Would my uncle ever have thought
in his prime that Alzheimer’s would clasp him ever so tightly? Why, even ordinary
folks like me would like to think that old age is a mirage and that we will
remain young and robust forever. Little do we realise that in life’s unseen and
mysterious eddies, all of us lie buried… and we have to plop into the river
when the time comes. It’s what we have accomplished that matters… that sets the
stage for a future life, be it in another planet or Vaikuntha if you like….
Today, as we grieve for the loss
of somebody who stood out like a beacon of hope for many in the family, a
leader among men, a care-giver, who, as his elder daughter said so aptly, never
bore any ill-will or rancour or bitterness towards anyone, it’s also a time to
celebrate… for him having gained mukti
or final deliverance, and for touching so many hearts that it is difficult to come
to terms with his absence. He must be up there somewhere with my aunt who he
loved dearly and for whom did everything he possibly could to please (he took
her out almost every evening, even if it was window shopping, and that is not
as easy as it sounds). They were indeed a ‘made for each other’ couple who lived up to the billing.
My memories go back to Calcutta
once again, when he took me once to Mohan’s in New Market and bought for me a delectable
pair of shirts and trousers, the time he took me to the Strand and the Maidan,
the time he spared to come to the Bangalore Cantonment Station when I was
visiting the Garden City for the first time in the early 1980s, all those walks
on MG and Brigade Roads with my aunt and cousins in tow, his way with banquet
managers in hotels such as the resplendent Amber in Calcutta (he was a connoisseur
of food)... not to forget the night when he arrived past midnight (in the early
1970s) with a doctor after my dad had his first heart attack, the other days
when he took him for check-ups to the doctor… it’s a fairly long list and my sister
can fill in for the many blanks I have left.
Although it appeared he died ever
so alone, it wasn't really the case. He was surrounded (suffused on
occasions) by love and the struggle of his loved ones. It was only that the
abyss of Alzheimer’s had drawn his conscious mind away from his home to
somewhere far, far away and even then, as much as many of us got the strong
feeling (and we were probably right), his thoughts must have continued to have had
a strong focus on his family that he loved so much and cared for. Even as he would have loved to reach out and touch and feel the hands
of people he loved, Alzheimer’s scored and created a vast gap between
reality and the obscure. But we were all there to cushion him
on his journey to the heavens.
As telephones rang incessantly and words were
exchanged, it was clear he wasn’t alone – no, not any longer. My mother’s (she
is older to him by a few years) intermittent sobs betrayed her emotions. After
all, she had mothered him for several years in Calcutta before he got married and in her own
words, took greater care of him than she did her husband. And all those
memories of old continue to flash by in her mind’s eye. There were others who cried, including myself. But soon a greater power enveloped us, assuring that
his spirit would continue to guide us in the days and weeks and months ahead... let his soul rest in peace...

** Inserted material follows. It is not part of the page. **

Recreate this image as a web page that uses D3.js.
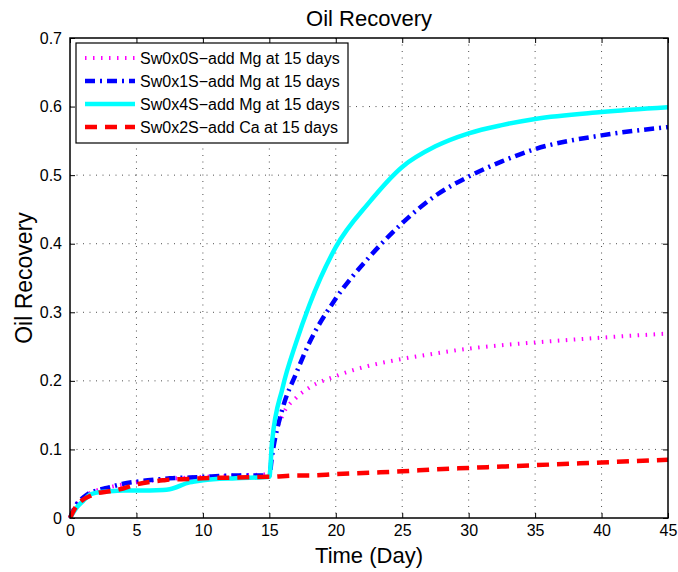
<!DOCTYPE html>
<html>
<head>
<meta charset="utf-8">
<script src="https://cdnjs.cloudflare.com/ajax/libs/d3/7.8.5/d3.min.js"></script>
<style>
  body { margin: 0; background: #fff; }
  svg { display: block; font-family: "Liberation Sans", Arial, sans-serif; }
</style>
</head>
<body>
<svg id="chart"></svg>
<script>
// time axis samples (days)
var days = [0, 0.5, 1, 1.5, 2, 3, 4, 5, 7, 7.5, 9, 10, 12.5, 15, 15.2, 16, 17, 18, 20, 22.5, 25, 27.5, 30, 32.5, 35, 40, 45];

// recovery values, one per day above
var sw0 = [0, 0.02, 0.03, 0.036, 0.04, 0.045, 0.049, 0.052, 0.056, 0.057, 0.059, 0.06, 0.062, 0.064, 0.1, 0.15, 0.175, 0.19, 0.207, 0.222, 0.232, 0.24, 0.247, 0.252, 0.256, 0.263, 0.269];
var sw1 = [0, 0.02, 0.03, 0.037, 0.04, 0.045, 0.05, 0.053, 0.057, 0.058, 0.059, 0.06, 0.062, 0.062, 0.09, 0.16, 0.21, 0.255, 0.32, 0.38, 0.43, 0.47, 0.498, 0.52, 0.538, 0.558, 0.57];
var sw4 = [0, 0.015, 0.025, 0.034, 0.037, 0.039, 0.04, 0.04, 0.041, 0.042, 0.052, 0.055, 0.058, 0.06, 0.11, 0.19, 0.255, 0.31, 0.395, 0.46, 0.512, 0.542, 0.561, 0.573, 0.582, 0.592, 0.599];
var sw2 = [0, 0.018, 0.027, 0.032, 0.036, 0.039, 0.043, 0.049, 0.055, 0.056, 0.057, 0.058, 0.059, 0.06, 0.06, 0.061, 0.062, 0.062, 0.064, 0.066, 0.068, 0.071, 0.073, 0.075, 0.077, 0.081, 0.085];

var seriesNames = ["Sw0x0S\u2212add Mg at 15 days", "Sw0x1S\u2212add Mg at 15 days", "Sw0x4S\u2212add Mg at 15 days", "Sw0x2S\u2212add Ca at 15 days"];
var xTicks = [0, 5, 10, 15, 20, 25, 30, 35, 40, 45];
var yTicks = [0, 0.1, 0.2, 0.3, 0.4, 0.5, 0.6, 0.7];

var W = 678, H = 572;
var margins = { top: 38, left: 70, bottom: 54, right: 10 };
var width = W - margins.left - margins.right;
var height = H - margins.top - margins.bottom;

// line styles, same order as seriesNames
var styles = [
  { color: "#ff00ff", width: 4, dash: "1.5,6.5" },
  { color: "#0000ff", width: 4.5, dash: "10,5,2,5" },
  { color: "#00ffff", width: 4.5, dash: null },
  { color: "#ff0000", width: 4.5, dash: "12,8" }
];
var values = [sw0, sw1, sw4, sw2];

var svg = d3.select("#chart").attr("width", W).attr("height", H);
var g = svg.append("g").attr("transform", "translate(" + margins.left + "," + margins.top + ")");

var x = d3.scaleLinear().domain([0, 45]).range([0, width]);
var y = d3.scaleLinear().domain([0, 0.7]).range([height, 0]);

// dotted grid
g.append("g").selectAll("line").data(xTicks.slice(1, -1)).enter().append("line")
  .attr("x1", function(d) { return x(d); }).attr("x2", function(d) { return x(d); })
  .attr("y1", 0).attr("y2", height)
  .attr("stroke", "#222").attr("stroke-width", 0.8).attr("stroke-dasharray", "1,5.5");
g.append("g").selectAll("line").data(yTicks.slice(1, -1)).enter().append("line")
  .attr("y1", function(d) { return y(d); }).attr("y2", function(d) { return y(d); })
  .attr("x1", 0).attr("x2", width)
  .attr("stroke", "#222").attr("stroke-width", 0.8).attr("stroke-dasharray", "1,5.5");

// axes with inward ticks on all four sides
var fmtY = function(d) { return d === 0 ? "0" : d3.format(".1f")(d); };
var xAxis = d3.axisBottom(x).tickValues(xTicks).tickSizeInner(-5).tickSizeOuter(0).tickPadding(7);
var yAxis = d3.axisLeft(y).tickValues(yTicks).tickFormat(fmtY).tickSizeInner(-5).tickSizeOuter(0).tickPadding(8);
var xTop = d3.axisTop(x).tickValues(xTicks).tickSizeInner(-5).tickSizeOuter(0).tickFormat("");
var yRight = d3.axisRight(y).tickValues(yTicks).tickSizeInner(-5).tickSizeOuter(0).tickFormat("");

var axG = [
  g.append("g").attr("transform", "translate(0," + height + ")").call(xAxis),
  g.append("g").call(yAxis),
  g.append("g").call(xTop),
  g.append("g").attr("transform", "translate(" + width + ",0)").call(yRight)
];
axG.forEach(function(a) {
  a.select(".domain").remove();
  a.selectAll(".tick line").attr("stroke", "#000");
  a.selectAll(".tick text").attr("fill", "#000").style("font-size", "16px").style("font-family", "Liberation Sans, Arial, sans-serif");
});

// series lines
var line = d3.line()
  .curve(d3.curveMonotoneX)
  .x(function(d) { return x(d[0]); })
  .y(function(d) { return y(d[1]); });

values.forEach(function(vals, i) {
  var pts = days.map(function(t, k) { return [t, vals[k]]; });
  g.append("path")
    .attr("d", line(pts))
    .attr("fill", "none")
    .attr("stroke", styles[i].color)
    .attr("stroke-width", styles[i].width)
    .attr("stroke-dasharray", styles[i].dash)
    .attr("stroke-linejoin", "round");
});

// frame
g.append("rect").attr("x", 0).attr("y", 0).attr("width", width).attr("height", height)
  .attr("fill", "none").attr("stroke", "#000").attr("stroke-width", 1.5);

// legend
var leg = g.append("g").attr("transform", "translate(6,5)");
leg.append("rect").attr("x", 0).attr("y", 0).attr("width", 272).attr("height", 100)
  .attr("fill", "#fff").attr("stroke", "#000").attr("stroke-width", 1.2);
seriesNames.forEach(function(name, i) {
  var cy = 15 + i * 23;
  leg.append("line").attr("x1", 9).attr("x2", 59).attr("y1", cy).attr("y2", cy)
    .attr("stroke", styles[i].color).attr("stroke-width", styles[i].width)
    .attr("stroke-dasharray", styles[i].dash);
  leg.append("text").attr("x", 64).attr("y", cy + 5.5).text(name)
    .style("font-size", "16px").attr("fill", "#000");
});

// titles
svg.append("text").attr("x", margins.left + width / 2).attr("y", 26)
  .attr("text-anchor", "middle").style("font-size", "22px").text("Oil Recovery");
svg.append("text").attr("x", margins.left + width / 2).attr("y", 563)
  .attr("text-anchor", "middle").style("font-size", "22px").text("Time (Day)");
svg.append("text").attr("transform", "translate(32," + (margins.top + height / 2) + ") rotate(-90)")
  .attr("text-anchor", "middle").style("font-size", "23px").text("Oil Recovery");
</script>
</body>
</html>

PS: I would probably have never moved to Madras if it were not for N.R. He was heading operations in the south for the pesticide company he had served all through in Calcutta and my mother felt he would place me suitably either in his firm or elsewhere. Nothing of the sort happened and, as it turned out, only for my good. Because I learned to stand on my own feet and fight my battles alone. Probably he wished the same thing but was loathe to be open about it. There is also something called 'fate'. It was perhaps not a coincidence that he died on Chithra Pournami, on a day when the moon shone the brightest and biggest in a long time. And today is BuddhaPoornima... somehow it seems he is already up there, shining as bright as Sirius in the night sky.